A cord is a precise amount of wood, measuring 128 cubic feet (3.62 cubic meters). The term “a cord of wood” is often used in the firewood industry, where wood is typically sold by the cord to consumers, and it also appears in some discussions of timber products. In the case of firewood delivery, it is very important to be aware of how much wood is in a cord, as some firewood dealers unfortunately skimp on their cords in the hopes that consumers will not notice.
The measurement of a cord is arrived at by stacking the wood, ideally as tightly as possible. A full cord measures 4 feet by 4 feet by 8 feet (1.21 by 1.21 by 2.43 meters). As a general rule, the first stacking of the wood comprises the official measurement; if wood is stacked in the yard of a dealer and measured as a cord, for example, this is accepted as the true measurement. If, on the other hand, someone throws loose wood into a truck, delivers it, and then stacks it, this stack will be measured to determine how much wood there is.

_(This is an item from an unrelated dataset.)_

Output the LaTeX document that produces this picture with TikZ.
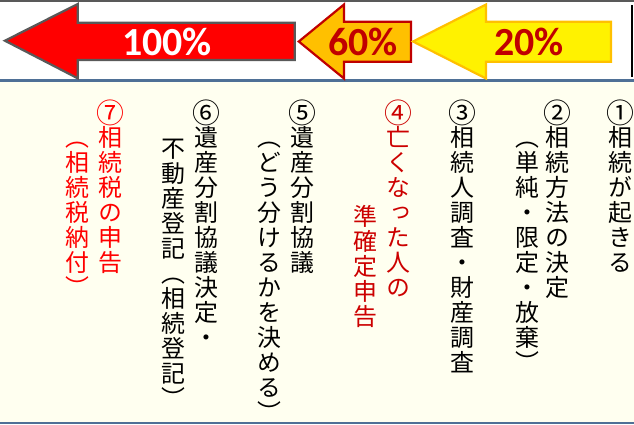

The idea emerged in the 17th century, when stacks of wood were literally measured with a cord. The standardized measure was supposed to make it easier for people to buy and sell wood by creating a unit of measurement that reflected the most common configuration of wood. From the beginning, though, the measurement fluctuated, as it can be influenced by how the wood is stacked and handled, gaining or losing as much as 10% of its volume.
People also sell wood in partial cords. A rick, for example, is a third of a cord. Some people refer to a “pickup cord,” which can measure anywhere from a half cord to a quarter of a cord, depending on the size of the pickup and how the wood is loaded. Since many dealers deliver in pickups, this can be frustrating for consumers, as they will not know how much wood they have until the wood is stacked, and of course payment is demanded on delivery.
When someone is buying firewood, there are a couple of ways that he or she can ensure that the wood is measured accurately and the price is fair. One way is to go to the dealer's yard and inspect a cord of stacked wood before it is delivered. Shoppers may be able to get a discount on the wood if they have a truck and can drive to pick it up. Someone might also want to insist that the dealer stack the wood on delivery so that it's clear how much there is. The best way for a consumer to make sure that he or she gets a full cord of wood, however, is probably to rely on word of mouth recommendations from friends, as fair dealers generally become known in their communities.